O dia em que Pelé me salvou

(*) Ucho Haddad

O maior de todos, sempre será. Pelé, verdadeira instituição, ultrapassou as quatro linhas dos gramados que serviram de palco para sua invejável intimidade com a bola. Quem gosta e entende minimamente de futebol sabe que Pelé é incomparável, por mais que as mágicas do marketing tenham fincado algumas falsas estrelas no planetário futebolístico.

As gerações mais recentes ousam idolatrar alguns jogadores como se fenomenais fossem, quando na verdade os tais ídolos são apenas e tão somente acima da média. É fato que há raríssimas exceções, mas nem longe fazem sombra à incontestável genialidade de Pelé. Não viram o Rei em ação.

Tive a sorte de ver Pelé jogar inúmeras vezes, inclusive contra o Corinthians, meu clube do coração. Era impossível não se render à forma como o Rei do Futebol lidava com a bola. Até mesmo quando ele marcava gols contra o Timão.

Em diversas ocasiões fui ao Estádio Paulo Machado de Carvalho, o Pacaembu, em São Paulo, apenas para ver Pelé. Não importava contra quem fosse, mas lá estava. Foi mágico com a bola nos pés, senhor da arte do impossível.

Estreei nos estádios de futebol muito cedo, em 1965, aos 7 anos. Essa precocidade permitiu acompanhar o gênio da bola que agora deixa órfãos os amantes do futebol. Em 19 de novembro de 1969, ansioso estava diante da televisão (em branco e preto) para ver Pelé marcar o milésimo gol, no Maracanã. Combinei antecipadamente com os meus pais que só dormiria depois do gol de número 1.000. Naquele tempo as crianças iam cedo para a cama.

Um ano depois, em 1970, na Copa do Mundo do México, quando o Brasil foi tricampeão e conquistou em caráter definitivo a taça Jules Rimet – roubada anos depois em episódio picaresco –, consegui compreender a grandeza de Pelé. Vivíamos os primórdios da ditadura militar.
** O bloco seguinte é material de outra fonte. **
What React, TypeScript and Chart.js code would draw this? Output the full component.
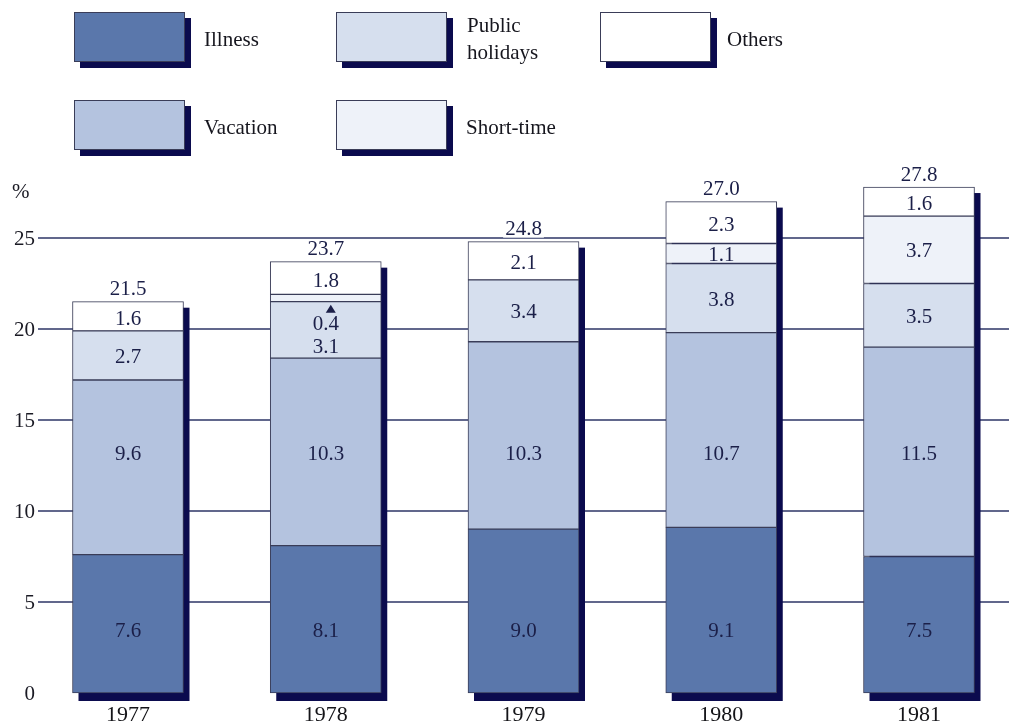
import { useEffect, useRef } from "react";
import { Chart, registerables } from "chart.js";

Chart.register(...registerables);

// Working time lost, % of annual working hours
const years = ["1977", "1978", "1979", "1980", "1981"];
const illness = [7.6, 8.1, 9.0, 9.1, 7.5];
const vacation = [9.6, 10.3, 10.3, 10.7, 11.5];
const publicHolidays = [2.7, 3.1, 3.4, 3.8, 3.5];
const shortTime = [0, 0.4, 0, 1.1, 3.7];
const others = [1.6, 1.8, 2.1, 2.3, 1.6];
const totals = [21.5, 23.7, 24.8, 27.0, 27.8];
const yTickValues = [0, 5, 10, 15, 20, 25];

const seriesNames = ["Illness", "Vacation", "Public holidays", "Short-time", "Others"];
const seriesColors = ["#5a77ab", "#b4c3df", "#d6dfee", "#eef2f9", "#ffffff"];

const FONT = "'Liberation Serif', 'Times New Roman', serif";
const INK = "#1b1f48";
const SHADOW = "#0b0b4e";
const OUTLINE = "#3a3d58";
const GRID = "#2c3566";

// legend slots: [column x, row y] for each series
const legendSlots: Array<[number, number]> = [
  [74, 12],
  [74, 100],
  [336, 12],
  [336, 100],
  [600, 12],
];

const decorations = {
  id: "decorations",
  beforeDatasetsDraw(chart: any) {
    const ctx = chart.ctx;
    const y = chart.scales.y;
    ctx.save();
    // horizontal rules and y labels
    ctx.font = `21px ${FONT}`;
    ctx.fillStyle = "#1a1a24";
    ctx.textAlign = "right";
    ctx.textBaseline = "middle";
    for (const v of yTickValues) {
      const py = y.getPixelForValue(v);
      ctx.fillText(String(v), 35, py + 1);
      if (v > 0) {
        ctx.strokeStyle = GRID;
        ctx.lineWidth = 1.5;
        ctx.beginPath();
        ctx.moveTo(38, py);
        ctx.lineTo(chart.width, py);
        ctx.stroke();
      }
    }
    ctx.textAlign = "left";
    ctx.fillText("%", 12, y.getPixelForValue(27.5));

    // drop shadows behind each stacked column
    const base = y.getPixelForValue(0);
    const meta0 = chart.getDatasetMeta(0);
    meta0.data.forEach((el: any, i: number) => {
      const top = y.getPixelForValue(totals[i]);
      const left = el.x - el.width / 2;
      ctx.fillStyle = SHADOW;
      ctx.fillRect(left + 6, top + 6, el.width, base - top + 2);
    });
    ctx.restore();
  },
  afterDatasetsDraw(chart: any) {
    const ctx = chart.ctx;
    const y = chart.scales.y;
    ctx.save();
    ctx.font = `21px ${FONT}`;
    ctx.fillStyle = INK;
    ctx.textAlign = "center";
    ctx.textBaseline = "middle";
    const fmt = (v: number) => v.toFixed(1);
    const meta0 = chart.getDatasetMeta(0);
    meta0.data.forEach((el: any, i: number) => {
      const cx = el.x;
      const series = [illness, vacation, publicHolidays, shortTime, others];
      let cum = 0;
      const bounds = series.map((s) => {
        const lo = cum;
        cum += s[i];
        return [lo, cum];
      });
      // illness and vacation labels sit on common levels
      ctx.fillText(fmt(illness[i]), cx, y.getPixelForValue(3.4));
      ctx.fillText(fmt(vacation[i]), cx, y.getPixelForValue(13.1));
      const phTop = y.getPixelForValue(bounds[2][1]);
      const smallShort = shortTime[i] > 0 && shortTime[i] < 0.6;
      if (smallShort) {
        // thin short-time slice: label placed below with an arrow
        ctx.fillText(fmt(shortTime[i]), cx, phTop + 23);
        ctx.fillText(fmt(publicHolidays[i]), cx, phTop + 46);
        ctx.beginPath();
        ctx.moveTo(cx + 5, phTop + 3);
        ctx.lineTo(cx + 10, phTop + 11);
        ctx.lineTo(cx, phTop + 11);
        ctx.closePath();
        ctx.fill();
      } else {
        const mid = (b: number[]) => y.getPixelForValue((b[0] + b[1]) / 2);
        ctx.fillText(fmt(publicHolidays[i]), cx, mid(bounds[2]) + 2);
        if (shortTime[i] > 0) ctx.fillText(fmt(shortTime[i]), cx, mid(bounds[3]) + 2);
      }
      if (others[i] > 0) {
        ctx.fillText(fmt(others[i]), cx, y.getPixelForValue((bounds[4][0] + bounds[4][1]) / 2) + 3);
      }
      // column total above the bar
      const top = y.getPixelForValue(totals[i]);
      const label = fmt(totals[i]);
      const w = ctx.measureText(label).width;
      ctx.fillStyle = "#ffffff";
      ctx.fillRect(cx - w / 2 - 2, top - 21, w + 4, 17);
      ctx.fillStyle = INK;
      ctx.fillText(label, cx, top - 12);
    });
    ctx.restore();
  },
  afterDraw(chart: any) {
    const ctx = chart.ctx;
    ctx.save();
    ctx.font = `21px ${FONT}`;
    ctx.textBaseline = "middle";
    ctx.textAlign = "left";
    chart.data.datasets.forEach((ds: any, i: number) => {
      const [x, y0] = legendSlots[i];
      const w = 111;
      const h = 50;
      ctx.fillStyle = SHADOW;
      ctx.fillRect(x + 6, y0 + 6, w, h);
      ctx.fillStyle = ds.backgroundColor;
      ctx.fillRect(x, y0, w, h);
      ctx.strokeStyle = OUTLINE;
      ctx.lineWidth = 1;
      ctx.strokeRect(x + 0.5, y0 + 0.5, w - 1, h - 1);
      ctx.fillStyle = "#16161e";
      const words = String(ds.label).split(" ");
      if (words.length > 1) {
        ctx.fillText(words[0], x + w + 20, y0 + 14);
        ctx.fillText(words.slice(1).join(" "), x + w + 20, y0 + 41);
      } else {
        ctx.fillText(ds.label, x + w + (i === 4 ? 16 : 19), y0 + 28);
      }
    });
    ctx.restore();
  },
};

export default function App() {
  const ref = useRef<HTMLCanvasElement | null>(null);
  useEffect(() => {
    if (!ref.current) return;
    const values = [illness, vacation, publicHolidays, shortTime, others];
    const chart = new Chart(ref.current, {
      type: "bar",
      data: {
        labels: years,
        datasets: values.map((data, i) => ({
          label: seriesNames[i],
          data,
          backgroundColor: seriesColors[i],
          borderColor: OUTLINE,
          borderWidth: 1,
          borderSkipped: false,
          barThickness: 111,
          clip: false as any,
        })),
      },
      options: {
        animation: false,
        responsive: false,
        events: [],
        layout: { padding: { top: 147, left: 128, right: 90, bottom: 0 } },
        plugins: { legend: { display: false }, tooltip: { enabled: false } },
        scales: {
          x: {
            stacked: true,
            offset: false,
            grid: { display: false, drawTicks: false },
            border: { display: false },
            ticks: { color: "#141418", font: { family: FONT, size: 22 }, padding: 9 },
            afterFit: (s: any) => {
              s.height = 34;
            },
          },
          y: { stacked: true, min: 0, max: 30, display: false },
        },
      },
      plugins: [decorations],
    });
    return () => chart.destroy();
  }, []);
  return (
    <div style={{ position: "fixed", left: 0, top: 0, width: 1009, height: 727, background: "#fff" }}>
      <canvas ref={ref} width={1009} height={727} />
    </div>
  );
}
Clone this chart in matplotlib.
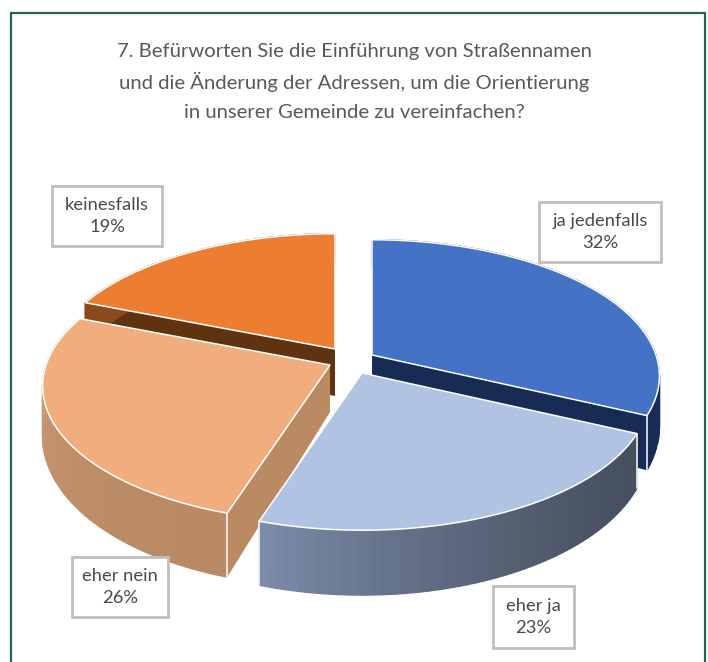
import numpy as np
import matplotlib
matplotlib.use("Agg")
import matplotlib.pyplot as plt
from matplotlib.patches import Rectangle

title = ["7. Befürworten Sie die Einführung von Straßennamen",
         "und die Änderung der Adressen, um die Orientierung",
         "in unserer Gemeinde zu vereinfachen?"]
labels = ["ja jedenfalls", "eher ja", "eher nein", "keinesfalls"]
values = [32, 23, 26, 19]

top_colors = ["#4472C4", "#B0C3E2", "#F1AD7E", "#ED7D31"]
face_colors = ["#172B55", "#4A5160", "#BA8A63", "#5F3210"]
side_start = ["#1C3260", "#46505F", "#B98A64", "#8A4A1C"]
side_end = ["#172B55", "#7C8CA9", "#D59F78", "#8A4A1C"]
apex = [(372, 355), (362, 373), (330, 365), (335, 349)]
box_xy = [(539, 202, 122, 60), (493, 586, 81, 62), (72, 557, 96, 60), (52, 186, 110, 60)]
draw_order = [3, 0, 2, 1]

RX, RY, K = 284, 133, 0.154
T0, T1 = 47, 0.38


def rim(cx, cy, deg):
    # perspective projection of the pie circle, 0 deg at 12 o'clock, clockwise
    t = np.radians(deg)
    u, v = np.sin(t), np.cos(t)
    f = 1 / (1 + K * v)
    return cx + RX * u * f, cy - RY * v * f, T0 * (1 - T1 * v)


def mix(c1, c2, a):
    c1 = np.array(matplotlib.colors.to_rgb(c1))
    c2 = np.array(matplotlib.colors.to_rgb(c2))
    return tuple(c1 + (c2 - c1) * a)


fig = plt.figure(figsize=(7.08, 6.62), dpi=100)
ax = fig.add_axes([0, 0, 1, 1])
ax.set_xlim(0, 708)
ax.set_ylim(662, 0)
ax.axis("off")
ax.add_patch(Rectangle((11, 13), 694, 670, fc="white", ec="#1F6B45", lw=1.6))

font = "Lato"
for i, line in enumerate(title):
    ax.text(354, 51 + i * 30.5, line, ha="center", va="center", family=font,
            fontsize=14.6, color="#595959")

edges = np.cumsum([0] + values) / sum(values) * 360

for z, i in enumerate(draw_order):
    a1, a2 = edges[i], edges[i + 1]
    cx, cy = apex[i]
    ang = np.linspace(a1, a2, 60)
    xs, ys, ts = rim(cx, cy, ang)

    # radial faces
    for j in (0, -1):
        ax.fill([cx, xs[j], xs[j], cx], [cy, ys[j], ys[j] + ts[j], cy + T0],
                color=face_colors[i], lw=0, zorder=1 + z)

    # outer wall, shaded along the arc
    for k in range(len(ang) - 1):
        col = mix(side_start[i], side_end[i], (k / (len(ang) - 2)) ** 1.7)
        ax.fill([xs[k], xs[k + 1], xs[k + 1], xs[k]],
                [ys[k], ys[k + 1], ys[k + 1] + ts[k + 1], ys[k] + ts[k]],
                fc=col, ec=col, lw=1.0, zorder=1 + z)

    # corner highlights
    for j in (0, -1):
        if ys[j] > cy:
            ax.plot([xs[j], xs[j]], [ys[j], ys[j] + ts[j]], color="white", lw=1.1,
                    zorder=1.5 + z)

    # top of the slice
    ax.fill(np.r_[cx, xs], np.r_[cy, ys], fc=top_colors[i], ec="white", lw=1.1,
            joinstyle="miter", zorder=1.6 + z)

for name, val, (bx, by, bw, bh) in zip(labels, values, box_xy):
    ax.add_patch(Rectangle((bx, by), bw, bh, fc="white", ec="#BFBFBF", lw=2, zorder=10))
    ax.text(bx + bw / 2, by + bh / 2, f"{name}\n{val}%", ha="center", va="center",
            family=font, fontsize=13.2, color="#4A4A4A", linespacing=1.45, zorder=11)

fig.savefig("out.png", dpi=100)
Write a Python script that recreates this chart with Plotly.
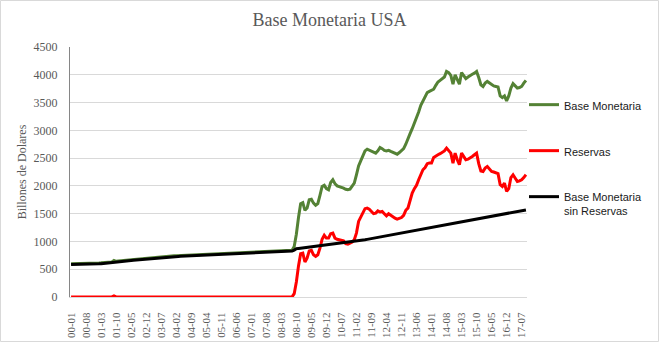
import plotly.graph_objects as go

# Monthly categories, Jan 2000 .. Sep 2017, labelled "YY-MM"
months = [f"{y % 100:02d}-{m:02d}" for y in range(2000, 2018) for m in range(1, 13)][:213]
tick_labels = months[::7]

# Monetary base (billions of USD)
base_monetaria = [
    600, 600, 601, 602, 603, 603, 604, 605, 605, 606, 607, 609,
    611, 613, 615, 618, 621, 624, 627, 631, 658, 643, 647, 651,
    655, 659, 663, 667, 671, 675, 679, 683, 687, 691, 695, 699,
    703, 707, 711, 714, 717, 720, 723, 726, 729, 732, 735, 738,
    741, 743, 745, 747, 749, 751, 753, 755, 757, 759, 761, 763,
    765, 767, 769, 771, 773, 775, 777, 779, 781, 783, 785, 787,
    789, 791, 793, 795, 797, 799, 801, 803, 805, 807, 809, 811,
    813, 815, 816, 817, 818, 819, 821, 823, 824, 825, 827, 829,
    831, 832, 833, 835, 837, 839, 841, 843, 910, 1130, 1430, 1680,
    1700, 1560, 1600, 1750, 1760, 1690, 1650, 1680, 1830, 1990, 2010, 1950,
    1930, 2060, 2110, 2040, 2000, 1990, 1980, 1960, 1940, 1930, 1940, 1990,
    2050, 2200, 2360, 2450, 2560, 2630, 2660, 2640, 2620, 2600, 2590, 2630,
    2690, 2670, 2640, 2630, 2640, 2620, 2600, 2590, 2570, 2600, 2630, 2670,
    2750, 2830, 2940, 3030, 3120, 3230, 3330, 3450, 3530, 3590, 3680, 3700,
    3720, 3740, 3810, 3870, 3900, 3930, 3960, 4060, 4040, 3990, 3830, 4000,
    3900, 3830, 4040, 3990, 3930, 3960, 3990, 4010, 4030, 4060, 3950, 3820,
    3790, 3850, 3880, 3850, 3820, 3800, 3790, 3780, 3620, 3590, 3620, 3530,
    3620, 3760, 3840, 3790, 3760, 3770, 3790, 3850, 3900,
]

# Excess reserves (billions of USD)
reservas = [
    1, 1, 1, 1, 1, 1, 1, 1, 1, 1, 1, 1,
    1, 1, 1, 1, 1, 1, 1, 1, 19, 2, 1, 1,
    1, 1, 1, 1, 1, 1, 1, 1, 1, 1, 1, 2,
    1, 1, 1, 1, 1, 1, 1, 1, 1, 1, 1, 2,
    1, 1, 1, 1, 1, 1, 1, 1, 1, 1, 1, 2,
    1, 1, 1, 1, 1, 1, 1, 1, 1, 1, 1, 2,
    1, 1, 1, 1, 1, 1, 1, 1, 1, 1, 1, 2,
    1, 1, 1, 1, 1, 1, 1, 1, 1, 1, 1, 2,
    2, 2, 2, 2, 2, 2, 2, 2, 60, 270, 560, 780,
    790, 630, 700, 830, 840, 760, 730, 760, 880, 1040, 1110, 1060,
    1060, 1140, 1150, 1060, 1040, 1030, 1020, 1010, 960, 950, 970, 990,
    1030, 1150, 1360, 1440, 1520, 1590, 1600, 1580, 1540, 1500, 1510, 1550,
    1530, 1540, 1500, 1460, 1500, 1470, 1450, 1420, 1400, 1420, 1430, 1470,
    1560, 1600, 1740, 1870, 1950, 2010, 2110, 2200, 2290, 2330, 2400, 2410,
    2410, 2510, 2540, 2560, 2580, 2600, 2630, 2680, 2630, 2590, 2410, 2590,
    2470, 2380, 2590, 2520, 2470, 2480, 2500, 2530, 2560, 2590, 2400, 2270,
    2260, 2320, 2350, 2300, 2260, 2250, 2230, 2220, 2020, 1990, 2050, 1900,
    1950, 2150, 2200, 2130, 2080, 2090, 2110, 2150, 2200,
]

# Monetary base excluding excess reserves (billions of USD)
base_sin_reservas = [
    585, 585, 586, 587, 588, 588, 589, 590, 590, 591, 592, 594,
    596, 598, 600, 603, 606, 609, 612, 616, 624, 628, 632, 636,
    640, 644, 648, 652, 656, 660, 664, 668, 672, 676, 680, 684,
    688, 692, 696, 699, 702, 705, 708, 711, 714, 717, 720, 723,
    726, 728, 730, 732, 734, 736, 738, 740, 742, 744, 746, 748,
    750, 752, 754, 756, 758, 760, 762, 764, 766, 768, 770, 772,
    774, 776, 778, 780, 782, 784, 786, 788, 790, 792, 794, 796,
    798, 800, 801, 802, 803, 804, 806, 808, 809, 810, 812, 814,
    816, 817, 818, 820, 822, 824, 826, 828, 845, 868, 875, 880,
    884, 888, 892, 896, 900, 904, 908, 912, 916, 920, 924, 928,
    933, 938, 943, 948, 953, 958, 963, 968, 973, 978, 983, 988,
    995, 1002, 1009, 1016, 1023, 1030, 1037, 1044, 1051, 1058, 1065, 1072,
    1079, 1086, 1093, 1100, 1107, 1114, 1121, 1128, 1135, 1142, 1149, 1156,
    1163, 1171, 1178, 1186, 1193, 1201, 1208, 1216, 1223, 1231, 1238, 1246,
    1253, 1261, 1268, 1276, 1283, 1291, 1298, 1306, 1313, 1321, 1328, 1336,
    1343, 1350, 1357, 1364, 1371, 1378, 1385, 1392, 1399, 1406, 1413, 1420,
    1427, 1434, 1441, 1448, 1455, 1462, 1469, 1476, 1483, 1490, 1497, 1504,
    1511, 1518, 1525, 1532, 1539, 1546, 1553, 1560, 1567,
]

series = [
    ("Base Monetaria", base_monetaria, "#548235"),
    ("Reservas", reservas, "#ff0000"),
    ("Base Monetaria<br>sin Reservas", base_sin_reservas, "#000000"),
]

W, H = 659, 342
ML, MR, MT, MB = 70, 132, 47, 45

fig = go.Figure()
for i, (name, vals, color) in enumerate(series):
    fig.add_trace(go.Scatter(
        x=months, y=vals, name=name, mode="lines",
        line=dict(color=color, width=3),
        legendgroup=str(i),
    ))

serif = "Liberation Serif, Times New Roman, serif"
grey = "#595959"

pw, ph = W - ML - MR, H - MT - MB
fig.update_layout(
    width=W, height=H,
    margin=dict(l=ML, r=MR, t=MT, b=MB, autoexpand=False),
    paper_bgcolor="white", plot_bgcolor="white",
    title=dict(text="Base Monetaria USA", x=0.5, xref="container",
               y=1 - 20 / H, yref="container", yanchor="middle", xanchor="center",
               font=dict(family=serif, size=18, color=grey)),
    showlegend=True,
    legend=dict(x=(524 - ML) / pw, xanchor="left", y=(297 - 91) / ph, yanchor="top",
                font=dict(family="Liberation Sans, Arial, sans-serif", size=11, color="#1a1a1a"),
                tracegroupgap=27, valign="top", bgcolor="rgba(0,0,0,0)"),
    xaxis=dict(type="category", range=[-0.5, len(months) - 0.5], automargin=False,
               tickmode="array", tickvals=tick_labels, ticktext=tick_labels,
               tickangle=-90, showgrid=False, zeroline=False,
               showline=True, linecolor="#d9d9d9", linewidth=1,
               ticks="", ticklabelstandoff=10,
               tickfont=dict(family=serif, size=11, color=grey)),
    yaxis=dict(range=[0, 4500], dtick=500, showgrid=True, gridcolor="#d9d9d9",
               gridwidth=1, zeroline=False, showline=True, linecolor="#868686",
               linewidth=1, ticks="", ticklabelstandoff=9, automargin=False,
               tickfont=dict(family=serif, size=12, color=grey),
               title=dict(text="Billones de Dolares", standoff=4,
                          font=dict(family=serif, size=12, color=grey))),
    shapes=[dict(type="rect", xref="paper", yref="paper",
                 x0=(0.5 - ML) / pw, x1=(W - 0.5 - ML) / pw,
                 y0=-(MB - 0.5) / ph, y1=1 + (MT - 0.5) / ph,
                 line=dict(color="#d9d9d9", width=1), layer="below")],
)

fig.write_html("out.html")
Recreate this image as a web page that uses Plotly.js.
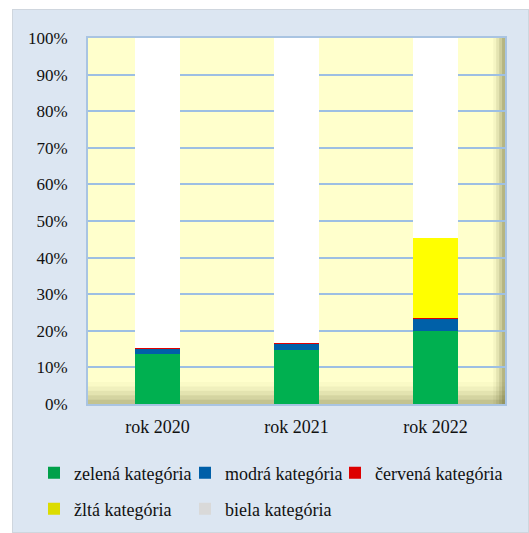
<!DOCTYPE html>
<html><head><meta charset="utf-8">
<script src="https://cdn.plot.ly/plotly-3.0.1.min.js"></script>
<style>
html,body{margin:0;padding:0;background:#fff;}
#bg{position:absolute;left:12px;top:9px;width:515px;height:522px;background:#DCE6F2;border:1px solid #cfd6de;}
#chart{position:absolute;left:0;top:0;width:529px;height:533px;}
</style></head>
<body>
<div id="bg"></div>
<div id="chart"></div>
<script>
const categories = ['rok 2020', 'rok 2021', 'rok 2022'];
const seriesNames = ['zelená kategória', 'modrá kategória', 'červená kategória', 'žltá kategória', 'biela kategória'];
const zelena = [13.6, 14.7, 19.9];
const modra = [1.4, 1.8, 3.2];
const cervena = [0.3, 0.3, 0.4];
const zlta = [0, 0, 21.9];
const biela = [84.7, 83.2, 54.6];
const yTicks = [0, 10, 20, 30, 40, 50, 60, 70, 80, 90, 100];

const colors = ['#00B050', '#0060A8', '#E00000', '#FFFF00', '#FFFFFF'];
const legendColors = ['#00A04A', '#005FA8', '#DD0000', '#DCDC00', '#D9D9D9'];
const legendIds = ['legend', 'legend2', 'legend3', 'legend4', 'legend5'];
// legend entry positions in px (left, row centre)
const legendPos = [[34, 473], [185, 473], [335, 473], [34, 509], [185, 509]];
const values = [zelena, modra, cervena, zlta, biela];

const traces = values.map((v, i) => ({
  type: 'bar',
  name: seriesNames[i],
  x: categories,
  y: v,
  marker: {color: colors[i], line: {width: 0}},
  showlegend: false,
  hoverinfo: 'skip'
}));
seriesNames.forEach((n, i) => traces.push({
  type: 'bar', name: n, x: [categories[0]], y: [null],
  marker: {color: legendColors[i], line: {width: 0}},
  legend: legendIds[i], showlegend: true, hoverinfo: 'skip'
}));

const fam = 'Times New Roman, Liberation Serif, serif';
const font = {family: fam, size: 18, color: '#111'};
const yfont = {family: fam, size: 17, color: '#111'};

const shapes = [];
const steps = [[0, 1.2, 0.36], [1.2, 2.4, 0.26], [2.4, 3.6, 0.17], [3.6, 4.8, 0.09], [4.8, 6, 0.03]];
steps.forEach(s => shapes.push({type: 'rect', xref: 'paper', yref: 'y', x0: 0, x1: 1, y0: s[0], y1: s[1],
  fillcolor: 'rgba(90,90,40,' + s[2] + ')', line: {width: 0}, layer: 'below'}));
const rsteps = [[0.993, 1, 0.45], [0.986, 0.993, 0.3], [0.979, 0.986, 0.16], [0.972, 0.979, 0.06]];
rsteps.forEach(s => shapes.push({type: 'rect', xref: 'paper', yref: 'paper', x0: s[0], x1: s[1], y0: 0, y1: 1,
  fillcolor: 'rgba(90,90,40,' + s[2] + ')', line: {width: 0}, layer: 'below'}));

const layout = {
  width: 529, height: 533,
  barmode: 'stack',
  bargap: 0.68,
  paper_bgcolor: 'rgba(0,0,0,0)',
  plot_bgcolor: '#FFFFCC',
  font: font,
  margin: {l: 88, r: 24, t: 38, b: 129, autoexpand: false},
  showlegend: true,
  shapes: shapes,
  xaxis: {
    type: 'category',
    showgrid: false,
    showline: true, linecolor: '#A9C4E2', linewidth: 2, mirror: true,
    ticks: '', ticklabelstandoff: 5,
    tickfont: font
  },
  yaxis: {
    range: [0, 100],
    tickvals: yTicks,
    ticktext: yTicks.map(t => t + '%'),
    showgrid: true, gridcolor: '#9DBFE3', gridwidth: 2,
    showline: true, linecolor: '#A9C4E2', linewidth: 2, mirror: true,
    zeroline: false,
    ticks: '', ticklabelstandoff: 15,
    tickfont: yfont
  }
};
legendIds.forEach((id, i) => {
  layout[id] = {
    orientation: 'v',
    xref: 'container', yref: 'container',
    x: legendPos[i][0] / 529, y: 1 - legendPos[i][1] / 533,
    xanchor: 'left', yanchor: 'middle',
    itemwidth: 30,
    font: font,
    bgcolor: 'rgba(0,0,0,0)'
  };
});

Plotly.newPlot('chart', traces, layout, {displayModeBar: false, staticPlot: true});
</script>
</body></html>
O Rei e seus companheiros do tri conseguiram dar alegria a um povo que enfrentava a truculência e os desvarios dos militares.

No início da década de 80, quando me mudei para a Europa na condição de correspondente internacional, pude constatar o reconhecimento de Pelé mundo afora. Naquele tempo, do qual tenho excepcionais recordações, o serviço diplomático pouco importava aos brasileiros que estavam longe de casa. As agências e escritórios da saudosa Varig eram consulados informais. Tudo acontecia na Varig ou a partir da companhia aérea. Porém, um personagem muito maior funcionava como abre-alas por toda parte: Pelé, o Rei do Futebol.

Pelé sempre foi a chave mágica que abria portas intransponíveis. Era impossível não se curvar ao Rei, ao seu legado. Certa feita, chegando na Alemanha, retornando de missão jornalística no Leste europeu, fui detido pela polícia de imigração.

Os policiais alemães desconfiaram do sobrenome árabe e quiseram saber o que estava a fazer por lá. De nada adiantou dizer que era jornalista e brasileiro, como mostrava a credencial e o passaporte, na época não tão confiável. Viraram e reviraram as bagagens, os equipamentos de trabalho, até os saltos dos sapatos foram checados de forma minuciosa. Eis que fui salvo por Pelé. Uma camisa da seleção com o número 10 às costas, em uma das malas, foi a carta de alforria.

Anos mais tarde, tive a sorte e o prazer de conhecer o maior atleta de todos os tempos. Encontramo-nos outras poucas vezes, sempre respeitando sua privacidade, mesmo sabendo que era acessível.

No campo da política, Pelé foi corajoso. Mandou recados aos facinorosos militares que aterrorizaram o Brasil, sem temer qualquer reação. Ele já era majestade. Logo após o milésimo gol, o Rei pediu aos governantes que se preocupassem com as crianças e com o estado de miséria da população. Por essa atitude foi criticado, debochado. Seus detratores deveriam se desculpar com quem foi profético, já que a atualidade fala por si.

Tão genial e grande, o Rei virou adjetivo. Quantos não desejaram e desejam ser um Pelé nessa ou naquela profissão, nesse ou naquele esporte?

Pelé, muito obrigado pelas alegrias, pelos dribles desconcertantes, pelas jogadas cinematográficas, pelos gols magistrais (inclusive contra o Corinthians), pelo Tri. Obrigado por tudo, principalmente por ter me livrado de situação tão difícil. Kaiser, siga em paz e marque muitos gols no céu, balance as redes do Senhor. Sem você o futebol perdeu a graça, nunca mais será o mesmo.

(*) Ucho Haddad é jornalista político e investigativo, analista e comentarista político, fotógrafo por devoção.